## Instructions for the task:
Collect every line below that contains the word "seaborn".

== == ==

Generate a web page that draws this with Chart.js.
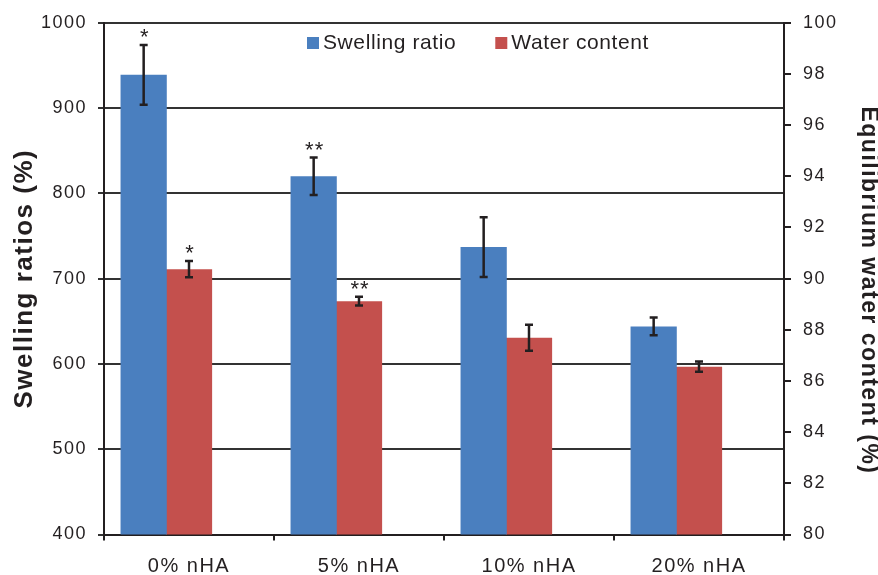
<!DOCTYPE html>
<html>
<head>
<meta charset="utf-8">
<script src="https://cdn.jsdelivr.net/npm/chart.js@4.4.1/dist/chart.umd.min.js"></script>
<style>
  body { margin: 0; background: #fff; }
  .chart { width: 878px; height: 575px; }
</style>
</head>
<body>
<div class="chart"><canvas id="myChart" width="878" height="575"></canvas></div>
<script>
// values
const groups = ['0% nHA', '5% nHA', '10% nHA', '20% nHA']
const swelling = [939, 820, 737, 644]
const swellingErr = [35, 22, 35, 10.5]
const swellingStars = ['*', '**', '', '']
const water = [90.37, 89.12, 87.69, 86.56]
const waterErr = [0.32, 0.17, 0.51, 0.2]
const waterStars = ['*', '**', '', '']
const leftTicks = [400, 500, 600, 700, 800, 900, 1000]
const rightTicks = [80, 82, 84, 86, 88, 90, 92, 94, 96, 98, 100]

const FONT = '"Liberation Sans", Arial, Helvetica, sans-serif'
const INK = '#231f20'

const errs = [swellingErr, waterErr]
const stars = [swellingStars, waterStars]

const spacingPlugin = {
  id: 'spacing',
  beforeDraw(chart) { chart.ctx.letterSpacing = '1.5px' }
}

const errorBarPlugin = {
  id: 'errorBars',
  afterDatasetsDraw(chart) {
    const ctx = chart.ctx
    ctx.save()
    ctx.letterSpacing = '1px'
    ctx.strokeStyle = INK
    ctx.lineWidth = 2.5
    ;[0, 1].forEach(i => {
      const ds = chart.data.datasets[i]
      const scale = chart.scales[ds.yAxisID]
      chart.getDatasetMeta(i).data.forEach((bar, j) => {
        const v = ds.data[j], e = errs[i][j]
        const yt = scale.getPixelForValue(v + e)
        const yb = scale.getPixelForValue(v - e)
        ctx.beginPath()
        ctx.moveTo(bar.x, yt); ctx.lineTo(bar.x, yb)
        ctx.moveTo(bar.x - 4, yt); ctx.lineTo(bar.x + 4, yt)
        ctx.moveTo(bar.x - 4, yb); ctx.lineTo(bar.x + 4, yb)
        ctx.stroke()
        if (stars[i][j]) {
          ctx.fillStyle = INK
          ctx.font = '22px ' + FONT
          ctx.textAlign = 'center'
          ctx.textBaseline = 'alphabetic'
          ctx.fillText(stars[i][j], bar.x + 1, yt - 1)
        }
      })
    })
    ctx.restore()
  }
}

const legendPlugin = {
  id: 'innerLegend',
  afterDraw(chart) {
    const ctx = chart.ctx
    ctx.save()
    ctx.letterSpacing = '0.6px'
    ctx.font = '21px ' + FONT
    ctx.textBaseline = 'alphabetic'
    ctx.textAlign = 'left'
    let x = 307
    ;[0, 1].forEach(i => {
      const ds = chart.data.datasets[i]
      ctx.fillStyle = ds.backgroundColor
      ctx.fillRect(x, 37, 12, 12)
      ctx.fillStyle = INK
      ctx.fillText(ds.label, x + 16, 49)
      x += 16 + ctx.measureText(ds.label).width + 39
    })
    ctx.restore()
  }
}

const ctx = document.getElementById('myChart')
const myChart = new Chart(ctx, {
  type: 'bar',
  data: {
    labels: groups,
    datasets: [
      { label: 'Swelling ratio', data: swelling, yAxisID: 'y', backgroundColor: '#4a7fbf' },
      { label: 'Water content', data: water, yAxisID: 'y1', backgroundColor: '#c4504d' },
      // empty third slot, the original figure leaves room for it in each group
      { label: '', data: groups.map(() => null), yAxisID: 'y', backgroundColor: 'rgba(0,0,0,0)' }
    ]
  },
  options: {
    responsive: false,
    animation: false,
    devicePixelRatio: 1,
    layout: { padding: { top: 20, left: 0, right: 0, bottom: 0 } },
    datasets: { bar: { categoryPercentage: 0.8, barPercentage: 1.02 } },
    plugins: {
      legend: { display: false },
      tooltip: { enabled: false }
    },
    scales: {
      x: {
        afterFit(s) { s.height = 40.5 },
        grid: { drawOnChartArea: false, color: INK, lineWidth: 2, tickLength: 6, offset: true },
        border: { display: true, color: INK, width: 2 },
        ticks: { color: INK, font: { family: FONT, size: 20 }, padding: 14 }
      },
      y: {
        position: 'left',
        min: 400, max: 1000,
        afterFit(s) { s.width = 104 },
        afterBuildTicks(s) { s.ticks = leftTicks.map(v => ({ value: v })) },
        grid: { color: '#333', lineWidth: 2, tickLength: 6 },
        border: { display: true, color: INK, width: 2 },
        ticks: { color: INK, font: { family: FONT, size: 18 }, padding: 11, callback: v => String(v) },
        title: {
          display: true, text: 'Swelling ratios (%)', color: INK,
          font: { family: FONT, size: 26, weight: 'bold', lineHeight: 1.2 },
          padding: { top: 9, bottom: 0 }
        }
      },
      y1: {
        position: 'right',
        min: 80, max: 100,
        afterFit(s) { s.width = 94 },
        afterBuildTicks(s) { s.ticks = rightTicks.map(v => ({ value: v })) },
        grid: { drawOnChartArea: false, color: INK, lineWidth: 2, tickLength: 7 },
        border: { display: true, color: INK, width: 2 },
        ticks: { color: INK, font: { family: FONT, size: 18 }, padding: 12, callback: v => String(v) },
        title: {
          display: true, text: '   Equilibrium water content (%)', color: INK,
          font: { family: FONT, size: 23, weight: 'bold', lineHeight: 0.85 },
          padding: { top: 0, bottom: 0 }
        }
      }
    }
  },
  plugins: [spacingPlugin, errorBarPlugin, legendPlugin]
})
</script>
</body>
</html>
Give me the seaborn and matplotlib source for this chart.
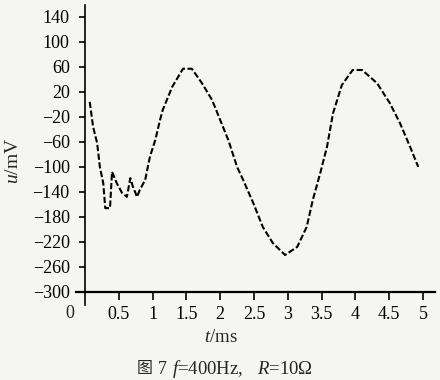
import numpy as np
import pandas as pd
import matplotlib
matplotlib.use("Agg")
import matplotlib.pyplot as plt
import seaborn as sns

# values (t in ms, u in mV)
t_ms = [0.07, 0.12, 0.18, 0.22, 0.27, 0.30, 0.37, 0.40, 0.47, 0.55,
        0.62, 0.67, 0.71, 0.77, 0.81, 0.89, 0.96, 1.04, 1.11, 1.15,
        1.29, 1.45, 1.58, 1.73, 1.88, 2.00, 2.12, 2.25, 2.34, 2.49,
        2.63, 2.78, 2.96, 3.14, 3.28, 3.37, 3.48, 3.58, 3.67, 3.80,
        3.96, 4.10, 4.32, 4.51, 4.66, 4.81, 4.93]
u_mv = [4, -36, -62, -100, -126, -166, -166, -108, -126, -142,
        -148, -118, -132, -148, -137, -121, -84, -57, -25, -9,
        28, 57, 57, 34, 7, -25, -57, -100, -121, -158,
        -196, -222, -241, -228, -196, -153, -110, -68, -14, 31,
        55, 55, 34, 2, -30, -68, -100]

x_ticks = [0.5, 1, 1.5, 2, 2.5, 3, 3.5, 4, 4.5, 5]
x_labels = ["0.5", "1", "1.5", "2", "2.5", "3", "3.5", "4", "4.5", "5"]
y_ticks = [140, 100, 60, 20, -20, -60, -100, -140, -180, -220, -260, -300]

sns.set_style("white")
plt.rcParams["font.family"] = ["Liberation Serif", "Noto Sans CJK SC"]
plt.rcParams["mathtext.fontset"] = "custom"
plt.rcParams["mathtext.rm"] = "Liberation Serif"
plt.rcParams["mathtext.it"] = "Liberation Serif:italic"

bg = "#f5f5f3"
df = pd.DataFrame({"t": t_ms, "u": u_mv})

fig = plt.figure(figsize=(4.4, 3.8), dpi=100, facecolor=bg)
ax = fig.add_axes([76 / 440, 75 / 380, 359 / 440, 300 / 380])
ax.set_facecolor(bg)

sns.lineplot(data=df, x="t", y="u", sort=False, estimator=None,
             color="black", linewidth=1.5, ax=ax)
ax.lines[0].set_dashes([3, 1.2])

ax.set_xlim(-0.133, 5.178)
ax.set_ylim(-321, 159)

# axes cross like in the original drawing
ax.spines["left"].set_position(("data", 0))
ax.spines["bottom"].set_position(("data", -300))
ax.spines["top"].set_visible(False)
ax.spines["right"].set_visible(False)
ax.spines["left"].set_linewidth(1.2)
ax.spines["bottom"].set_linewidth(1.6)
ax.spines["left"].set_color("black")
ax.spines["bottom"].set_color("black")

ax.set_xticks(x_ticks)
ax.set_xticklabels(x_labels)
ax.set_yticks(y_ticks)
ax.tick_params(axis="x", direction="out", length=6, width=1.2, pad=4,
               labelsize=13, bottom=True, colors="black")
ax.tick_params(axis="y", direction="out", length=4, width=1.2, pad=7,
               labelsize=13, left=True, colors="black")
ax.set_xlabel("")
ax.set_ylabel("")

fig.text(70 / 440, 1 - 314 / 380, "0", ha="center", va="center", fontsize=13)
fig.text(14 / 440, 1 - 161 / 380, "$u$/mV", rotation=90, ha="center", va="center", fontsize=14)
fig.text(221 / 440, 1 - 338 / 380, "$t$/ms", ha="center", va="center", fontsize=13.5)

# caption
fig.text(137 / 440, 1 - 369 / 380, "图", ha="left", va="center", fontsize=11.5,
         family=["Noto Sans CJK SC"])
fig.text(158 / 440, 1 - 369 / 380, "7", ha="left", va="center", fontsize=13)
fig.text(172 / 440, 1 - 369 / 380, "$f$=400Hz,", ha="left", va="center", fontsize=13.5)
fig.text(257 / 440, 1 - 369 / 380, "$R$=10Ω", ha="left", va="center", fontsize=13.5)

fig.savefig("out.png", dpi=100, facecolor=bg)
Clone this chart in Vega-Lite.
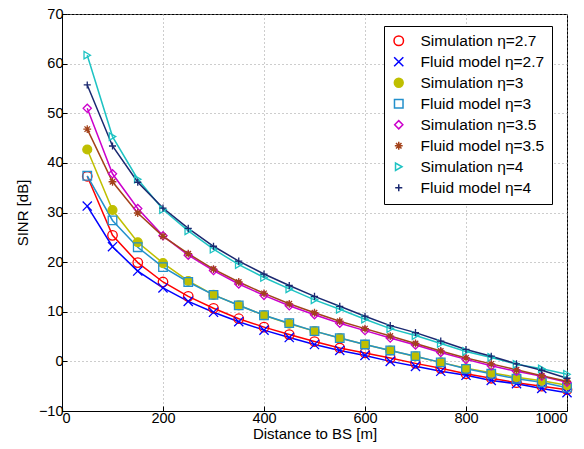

== == ==

## Exercise output:
Give me the seaborn and matplotlib source for this chart.
import seaborn as sns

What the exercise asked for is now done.